Carlos nudges Lando to face him, and takes his teammate’s hand in both of his. It’s chilled from the compress so he just holds it for a moment, warming it between his own until Lando loosens his fist. Carlos knows what he wants to say, but isn’t sure how to impart it, so he speaks carefully.
“You are only 20, nobody is expecting perfection. You are most brilliant with your helmet on, and the most cute when it is off.” Lando begins to protest, but Carlos simply shakes his head and squeezes his hand. “I know this and you cannot change my opinion, so don’t try. I am your teammate, and your worst enemy, so if your worst enemy tells you that you are cute, you listen to them and never doubt that everyone else thinks at least that or even better.”
There’s a tear halfway to spilling over Lando’s cheek, but Carlos decides not to address it. “And I know you know about the Shiseido deal—” Lando nods glumly, and the tear falls— “but if we are being honest, I have to admit it upset even me.”
“How, though; you looked perfect in the ads—”
“Oh, does someone have the photos saved?” Carlos asks, raising an eyebrow. Lando bites his lip a little and doesn’t exactly make eye contact. “No, though, that was the problem. Look at my face.”
Lando looks up, studies Carlos’s face. Carlos has pulled him closer, and it takes all Lando’s strength to not look him in the eye, so his gaze travels over the man’s soft— so soft —and warm— I can feel it from here —skin. It looks human. Lando wants to touch it.
“I’ve got pores, right?”
Lando almost laughs, a short, sniffly laugh that he instantly regrets for how gauche it sounded. “You’ve got pores,” he mumbles.
“Shiseido thought maybe I should not have pores, so they took them out of the photos. And I am a grown-ass man, I am here to drive, and still I felt like shit whenever I saw my poreless fake face in them.” Carlos gives him a lopsided smile. “I am, as you might say, not immune to propaganda.”
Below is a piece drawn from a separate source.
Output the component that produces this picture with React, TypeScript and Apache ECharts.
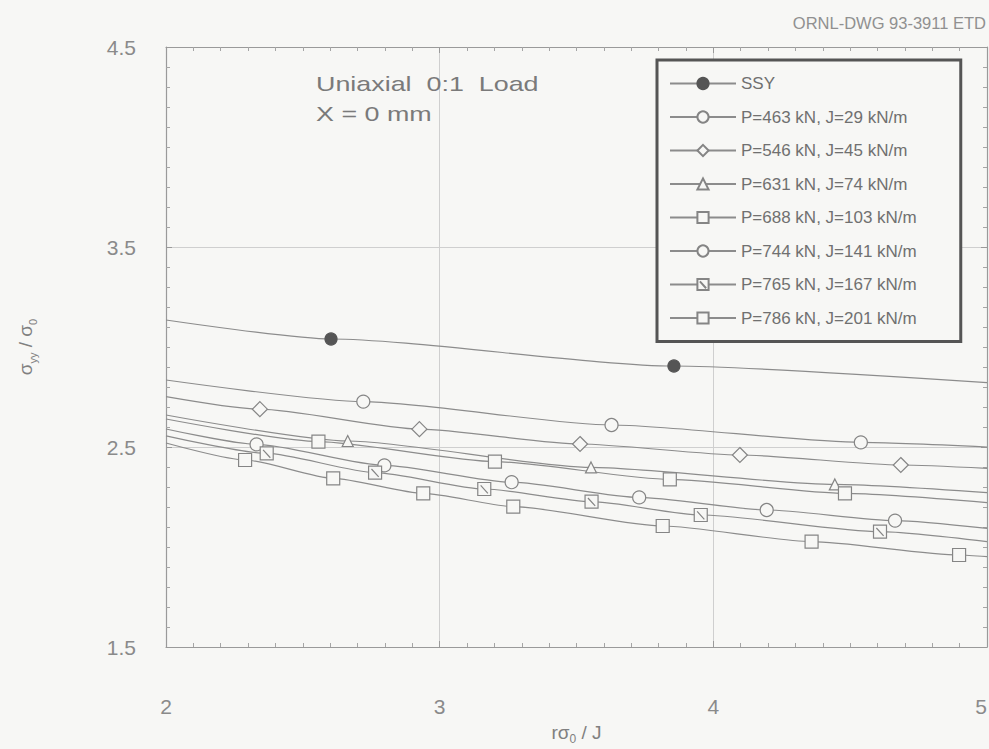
import React, { useEffect, useRef } from "react";
import * as echarts from "echarts";

// ---- Data ----
const legendNames = [
  "SSY",
  "P=463 kN, J=29 kN/m",
  "P=546 kN, J=45 kN/m",
  "P=631 kN, J=74 kN/m",
  "P=688 kN, J=103 kN/m",
  "P=744 kN, J=141 kN/m",
  "P=765 kN, J=167 kN/m",
  "P=786 kN, J=201 kN/m",
];

const xTickLabels = ["2", "3", "4", "5"];
const yTickLabels = ["1.5", "2.5", "3.5", "4.5"];

const ssyPoints = [[2.603, 3.04], [3.856, 2.905]];
const p463Points = [[2.721, 2.727], [3.628, 2.61], [4.539, 2.523]];
const p546Points = [[2.343, 2.689], [2.926, 2.589], [3.513, 2.515], [4.097, 2.46], [4.685, 2.41]];
const p631Points = [[2.664, 2.53], [3.553, 2.398], [4.444, 2.313]];
const p688Points = [[2.557, 2.527], [3.202, 2.427], [3.841, 2.338], [4.481, 2.268]];
const p744Points = [[2.331, 2.513], [2.798, 2.408], [3.263, 2.324], [3.729, 2.248], [4.195, 2.185], [4.664, 2.132]];
const p765Points = [[2.368, 2.468], [2.764, 2.372], [3.163, 2.29], [3.555, 2.227], [3.954, 2.16], [4.609, 2.077]];
const p786Points = [[2.289, 2.435], [2.611, 2.343], [2.94, 2.268], [3.269, 2.202], [3.815, 2.105], [4.359, 2.027], [4.898, 1.96]];

// fitted curve values read at the plot edges (x = 2 and x = 5)
const curveStartY = [3.135, 2.835, 2.752, 2.66, 2.64, 2.59, 2.556, 2.52];
const curveEndY = [2.822, 2.5, 2.393, 2.272, 2.222, 2.093, 2.027, 1.952];

const allPoints = [ssyPoints, p463Points, p546Points, p631Points, p688Points, p744Points, p765Points, p786Points];

// ---- Styling ----
const BG = "#f7f7f5";
const LINE = "#8c8c8c";
const TEXT = "#7a7a7a";
const FONT = "'Liberation Sans', Arial, Helvetica, sans-serif";
const SLASH_SQUARE = "path://M1,1H19V19H1Z M5,5L15,16";

const symbols = ["circle", "circle", "diamond", "triangle", "rect", "circle", SLASH_SQUARE, "rect"];
const symbolSizes = [12, 13, 15, 11, 13, 13, 13, 13];
const fills = ["#555555", BG, BG, BG, BG, BG, BG, BG];

export default function App() {
  const ref = useRef<HTMLDivElement>(null);

  useEffect(() => {
    if (!ref.current) return;
    const chart = echarts.init(ref.current, null, { renderer: "svg" });

    const series = legendNames.map((name, i) => ({
      type: "line",
      name,
      smooth: 0.22,
      smoothMonotone: "x",
      showSymbol: true,
      showAllSymbol: true,
      symbol: symbols[i],
      symbolSize: symbolSizes[i],
      silent: true,
      emphasis: { disabled: true },
      lineStyle: { color: LINE, width: 1.2 },
      itemStyle: { color: fills[i], borderColor: i === 0 ? "#555555" : "#858585", borderWidth: 1.2 },
      data: [
        { value: [2, curveStartY[i]], symbol: "none" },
        ...allPoints[i].map((p) => ({ value: p })),
        { value: [5, curveEndY[i]], symbol: "none" },
      ],
      z: 3,
    }));

    const tickCommon = {
      axisLine: { show: true, onZero: false, lineStyle: { color: "#9a9a9a", width: 1.2 } },
      axisTick: { show: true, inside: true, length: 6, lineStyle: { color: "#9a9a9a" } },
      minorTick: { show: true, splitNumber: 10, length: 4, lineStyle: { color: "#a5a5a5" } },
    };

    const option = {
      animation: false,
      backgroundColor: BG,
      textStyle: { fontFamily: FONT },
      grid: { left: 166, top: 47, right: 2, bottom: 102, containLabel: false, outerBoundsMode: "none" },
      xAxis: [
        {
          type: "value",
          min: 2,
          max: 5,
          interval: 1,
          position: "bottom",
          ...tickCommon,
          splitLine: { show: true, lineStyle: { color: "#cfcfcf", width: 1 } },
          axisLabel: {
            margin: 49,
            fontSize: 21,
            color: "#8a8a8a",
            fontFamily: FONT,
            alignMaxLabel: "right",
            formatter: (v: number) => xTickLabels.find((t) => Math.abs(parseFloat(t) - v) < 1e-6) ?? "",
          },
          name: "{a|rσ}{b|0}{a| / J}",
          nameLocation: "middle",
          nameGap: 72,
          nameTextStyle: {
            rich: {
              a: { fontSize: 19, color: "#808080", fontFamily: FONT, lineHeight: 26, verticalAlign: "middle" },
              b: { fontSize: 12, color: "#808080", fontFamily: FONT, lineHeight: 12, verticalAlign: "bottom" },
            },
          },
        },
        {
          type: "value",
          min: 2,
          max: 5,
          interval: 1,
          position: "top",
          ...tickCommon,
          splitLine: { show: false },
          axisLabel: { show: false },
        },
      ],
      yAxis: [
        {
          type: "value",
          min: 1.5,
          max: 4.5,
          interval: 1,
          position: "left",
          ...tickCommon,
          splitLine: { show: true, lineStyle: { color: "#cfcfcf", width: 1 } },
          axisLabel: {
            margin: 30,
            fontSize: 21,
            color: "#8a8a8a",
            fontFamily: FONT,
            formatter: (v: number) => yTickLabels.find((t) => Math.abs(parseFloat(t) - v) < 1e-6) ?? "",
          },
          name: "{a|σ}{b|yy}{a| / σ}{b|0}",
          nameLocation: "middle",
          nameRotate: 90,
          nameGap: 128,
          nameTextStyle: {
            rich: {
              a: { fontSize: 19, color: "#808080", fontFamily: FONT, lineHeight: 26, verticalAlign: "middle" },
              b: { fontSize: 11, color: "#808080", fontFamily: FONT, lineHeight: 11, verticalAlign: "bottom" },
            },
          },
        },
        {
          type: "value",
          min: 1.5,
          max: 4.5,
          interval: 1,
          position: "right",
          ...tickCommon,
          splitLine: { show: false },
          axisLabel: { show: false },
        },
      ],
      legend: {
        orient: "vertical",
        left: 657,
        top: 60,
        itemWidth: 66,
        itemHeight: 14,
        itemGap: 16.5,
        padding: [15, 44, 15, 12],
        borderColor: "#555555",
        borderWidth: 3,
        backgroundColor: BG,
        selectedMode: false,
        textStyle: { fontSize: 17, color: "#707070", fontFamily: FONT },
        data: legendNames,
        z: 6,
      },
      graphic: [
        {
          type: "text",
          left: 316,
          top: 73,
          scaleX: 1.28,
          style: { text: "Uniaxial  0:1  Load", fontSize: 21, fill: TEXT, fontFamily: FONT },
          z: 10,
        },
        {
          type: "text",
          left: 316,
          top: 103,
          scaleX: 1.28,
          style: { text: "X = 0 mm", fontSize: 21, fill: TEXT, fontFamily: FONT },
          z: 10,
        },
        {
          type: "text",
          right: 3,
          top: 14,
          style: { text: "ORNL-DWG 93-3911 ETD", fontSize: 16.5, fill: "#909090", fontFamily: FONT },
          z: 10,
        },
      ],
      series,
    };

    chart.setOption(option as any);
    return () => chart.dispose();
  }, []);

  return (
    <div
      ref={ref}
      style={{ position: "fixed", left: 0, top: 0, width: 989, height: 749, background: BG }}
    />
  );
}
“They didn’t have to do that,” Lando says, wrinkling his nose. “You look better right here with the pores.”
“Thank you, you are standing very close so I’m sure you can see all of them to be sure of that.”
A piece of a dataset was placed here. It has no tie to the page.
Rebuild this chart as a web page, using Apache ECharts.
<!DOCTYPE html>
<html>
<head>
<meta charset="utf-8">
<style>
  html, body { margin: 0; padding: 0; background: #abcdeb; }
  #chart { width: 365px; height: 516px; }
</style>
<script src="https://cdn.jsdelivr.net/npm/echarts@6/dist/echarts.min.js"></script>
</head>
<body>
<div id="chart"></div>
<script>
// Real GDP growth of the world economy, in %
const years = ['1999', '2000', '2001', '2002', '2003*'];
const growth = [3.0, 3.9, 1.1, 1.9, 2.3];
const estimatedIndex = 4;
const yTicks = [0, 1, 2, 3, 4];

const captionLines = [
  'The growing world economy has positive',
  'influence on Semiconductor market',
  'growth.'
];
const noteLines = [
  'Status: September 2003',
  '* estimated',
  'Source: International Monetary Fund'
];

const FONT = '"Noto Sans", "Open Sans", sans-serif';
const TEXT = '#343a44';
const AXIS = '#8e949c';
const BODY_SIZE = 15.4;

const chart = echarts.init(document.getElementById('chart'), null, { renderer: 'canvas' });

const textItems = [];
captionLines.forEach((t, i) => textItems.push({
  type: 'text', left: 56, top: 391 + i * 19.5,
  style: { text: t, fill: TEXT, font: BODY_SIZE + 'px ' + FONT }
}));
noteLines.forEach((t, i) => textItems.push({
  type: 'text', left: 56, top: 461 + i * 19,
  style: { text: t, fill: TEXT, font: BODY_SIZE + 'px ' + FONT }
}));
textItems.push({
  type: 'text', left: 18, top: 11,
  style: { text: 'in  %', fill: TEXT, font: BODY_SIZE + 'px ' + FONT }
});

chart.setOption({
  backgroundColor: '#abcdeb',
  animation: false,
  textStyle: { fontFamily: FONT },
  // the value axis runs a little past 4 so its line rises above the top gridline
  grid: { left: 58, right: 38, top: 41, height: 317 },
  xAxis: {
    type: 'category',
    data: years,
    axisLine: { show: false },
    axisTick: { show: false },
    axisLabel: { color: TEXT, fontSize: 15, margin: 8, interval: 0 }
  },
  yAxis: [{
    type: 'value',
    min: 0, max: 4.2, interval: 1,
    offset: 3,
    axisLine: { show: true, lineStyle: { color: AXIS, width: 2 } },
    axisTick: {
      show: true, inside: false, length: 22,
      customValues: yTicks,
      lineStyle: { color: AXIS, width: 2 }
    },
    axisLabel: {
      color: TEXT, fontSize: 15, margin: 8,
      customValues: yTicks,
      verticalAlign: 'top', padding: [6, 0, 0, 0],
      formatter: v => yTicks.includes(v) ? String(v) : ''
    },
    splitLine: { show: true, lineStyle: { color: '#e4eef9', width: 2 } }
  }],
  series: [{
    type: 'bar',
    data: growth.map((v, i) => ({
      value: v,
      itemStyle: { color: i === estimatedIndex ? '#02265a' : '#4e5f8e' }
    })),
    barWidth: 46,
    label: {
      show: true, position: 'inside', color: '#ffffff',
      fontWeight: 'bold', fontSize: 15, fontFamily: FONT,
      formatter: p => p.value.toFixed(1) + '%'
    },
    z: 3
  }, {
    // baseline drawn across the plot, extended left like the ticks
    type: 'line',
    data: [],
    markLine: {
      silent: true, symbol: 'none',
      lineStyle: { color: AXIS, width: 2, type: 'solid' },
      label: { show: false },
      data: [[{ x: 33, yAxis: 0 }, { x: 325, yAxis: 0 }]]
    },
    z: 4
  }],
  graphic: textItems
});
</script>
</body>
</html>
“I’m sorry,” Lando hastily apologises, taking a step back to bump into the sink cabinet. He flushes. I need another cold cloth.
“No, no, come back,” Carlos asks softly. He releases Lando’s hand only to drape both arms over his shoulders and lock him there, closer than ever. “Don’t worry about the press conference,” Carlos commands, seeking and finally receiving eye contact. “I’ll help you with concealer, I will get you some moisturiser.” He smooths a thumb along Lando’s jawline. “Don’t worry about it, or about anything. You’re not disgusting and you will not say that again. I’m right here, okay?”
“That’s what I’m afraid of,” Lando admits, but this time he’s smiling a little.
“I am right here and I can see your whole face and you are the most cute,” Carlos whispers. He leans forward, and they press their foreheads together like the doomed couple in a drama film at their final reunion before unchangeable forces tear them apart forever. At least, that’s how Lando thinks it looks. He certainly hopes they’re not doomed; they’re not even dating. Yet. Maybe? He hopes there’s a yet.
“Thank you,” Lando says, not truly believing yet that he’s the most cute. He wants to shift a little and kiss Carlos, but he’s not there yet.
But he doesn’t have to worry about that, because Carlos says, very seriously, “The best thing you can do for your face is to love it no matter the conditions. If you can’t love yours right now, just know that I definitely do.”
Lando is wearing a little smile when Carlos kisses his forehead, and he’s not worried at all about wearing his own skin.